You can build a self-hosted MCP server on top of Expensify's partner API. For a developer with a single policy and a narrow use case, the setup is manageable: obtain partner credentials, write tool schemas for the endpoints you need, and wire them to Claude Code.
The problem is that Expensify's partner API requires request signing with a partner user token and password pair, and those credentials carry broad access across your organization's policies. A self-hosted setup also offers no tool-level controls: if an agent can call export_reports, nothing prevents it from calling create_policy or update_employees unless you build those restrictions into the server yourself.
At team scale, the credential problem compounds. Expensify doesn't offer scoped API tokens, so every agent that connects shares the same partner credentials. There's no central audit trail of what was queried or exported, and no built-in way to limit a read-only reconciliation agent from reaching write endpoints.
Merge Agent Handler adds a control layer at the tool level.
You define exactly which Expensify tools are exposed, so, for example, an agent built for report exporting can never get access to policy management or employee update tools. Every tool call is also logged with the timestamp, tool name, inputs, and response metadata.
Why connect Expensify to Claude Code?
Expensify holds the operational record of your organization's spend: submitted reports, approval status, corporate card charges, and the policies governing all of it.

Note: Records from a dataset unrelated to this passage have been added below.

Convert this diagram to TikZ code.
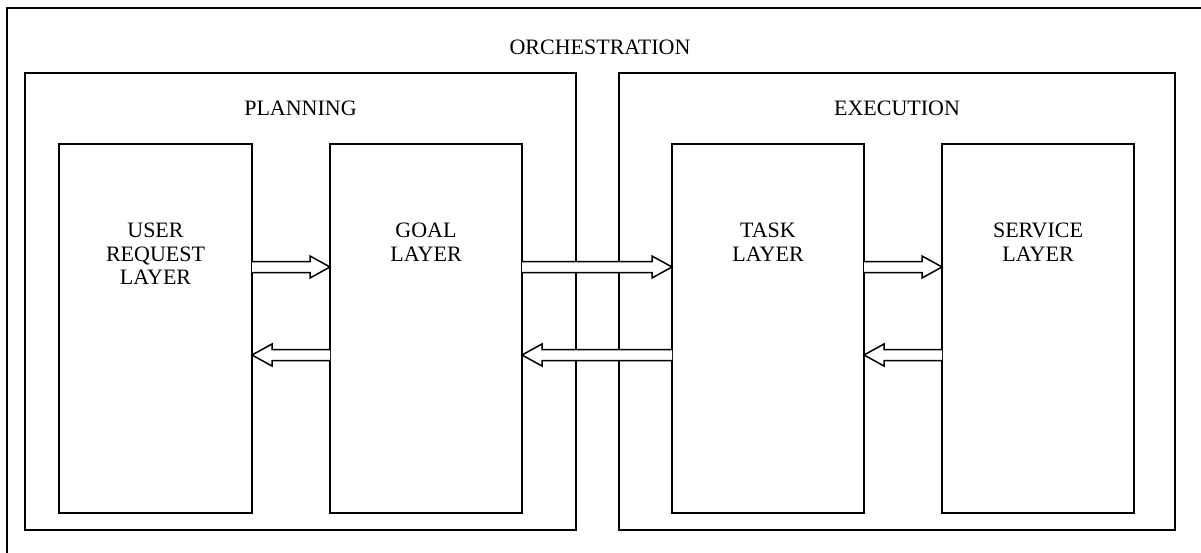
\documentclass[tikz,border=0pt]{standalone}
\usepackage{fontspec}
\setmainfont{Liberation Serif}
\usetikzlibrary{calc}
\tikzset{
  box/.style={draw, line width=2pt, inner sep=0pt, outer sep=0pt},
  lbl/.style={font=\fontsize{22}{23.5}\selectfont, align=center, inner sep=0pt},
  hollow/.style={draw, line width=1.5pt, fill=white, line join=miter},
}
\newcommand\harrow[3]{%
  \draw[hollow] let \p1=(#1), \p2=(#2), \p3=(0,#3), \n1={sign(\x2-\x1)} in
    (\x1,{\y3+5.5pt}) -- ({\x2-\n1*20pt},{\y3+5.5pt}) -- ({\x2-\n1*20pt},{\y3+11pt})
    -- (\x2,\y3) -- ({\x2-\n1*20pt},{\y3-11pt}) -- ({\x2-\n1*20pt},{\y3-5.5pt})
    -- (\x1,{\y3-5.5pt});}
\begin{document}
\begin{tikzpicture}[x=1pt,y=-1pt]
  \useasboundingbox (0,0) rectangle (1201,553);
  \clip (0,0) rectangle (1201,553);
  \fill[white] (0,0) rectangle (1201,553);
  % outer frame (extends beyond the page)
  \draw[line width=2pt] (7,8) rectangle (1230,580);
  \node[lbl] (orchlbl) at (600,47) {ORCHESTRATION};
  % groups
  \node[box, minimum width=551pt, minimum height=457pt] (planning) at (300.5,301.5) {};
  \node[box, minimum width=556pt, minimum height=457pt] (execution) at (897,301.5) {};
  \node[lbl] (planlbl) at (300.5,108) {PLANNING};
  \node[lbl] (execlbl) at (897,108) {EXECUTION};
  % layers
  \node[box, minimum width=193pt, minimum height=369pt] (user) at (155.5,328.5) {};
  \node[box, minimum width=192pt, minimum height=369pt] (goal) at (426,328.5) {};
  \node[box, minimum width=192pt, minimum height=369pt] (task) at (768,328.5) {};
  \node[box, minimum width=192pt, minimum height=369pt] (service) at (1038,328.5) {};
  \node[lbl] (userlbl) at ($(user.north)+(0,110)$) {USER\\REQUEST\\LAYER};
  \node[lbl] (goallbl) at ($(goal.north)+(0,98)$) {GOAL\\LAYER};
  \node[lbl] (tasklbl) at ($(task.north)+(0,98)$) {TASK\\LAYER};
  \node[lbl] (servicelbl) at ($(service.north)+(0,98)$) {SERVICE\\LAYER};
  % arrows
  \harrow{user.east}{goal.west}{267}
  \harrow{goal.west}{user.east}{355}
  \harrow{goal.east}{task.west}{267}
  \harrow{task.west}{goal.east}{355}
  \harrow{task.east}{service.west}{267}
  \harrow{service.west}{task.east}{355}
\end{tikzpicture}
\end{document}
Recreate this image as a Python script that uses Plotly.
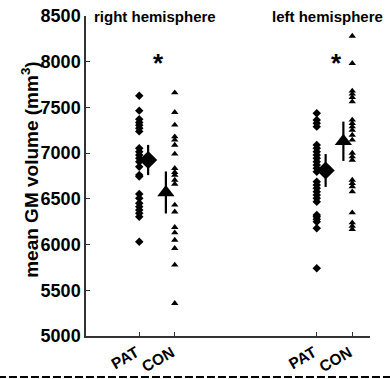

Finance and engineering teams that need to build on that data, whether to automate reconciliation, enforce compliance, or generate stakeholder summaries, currently have to get it out via exports or direct API calls.
With the Expensify MCP connected, Claude Code can retrieve and filter expense data, create reports, and surface policy violations without leaving the terminal.
This matters most when Expensify data needs to feed a downstream action: flagging an out-of-policy charge before it reaches an approver, generating a weekly cost-center summary for the CFO, or automatically creating an expense record when a receipt lands in another system.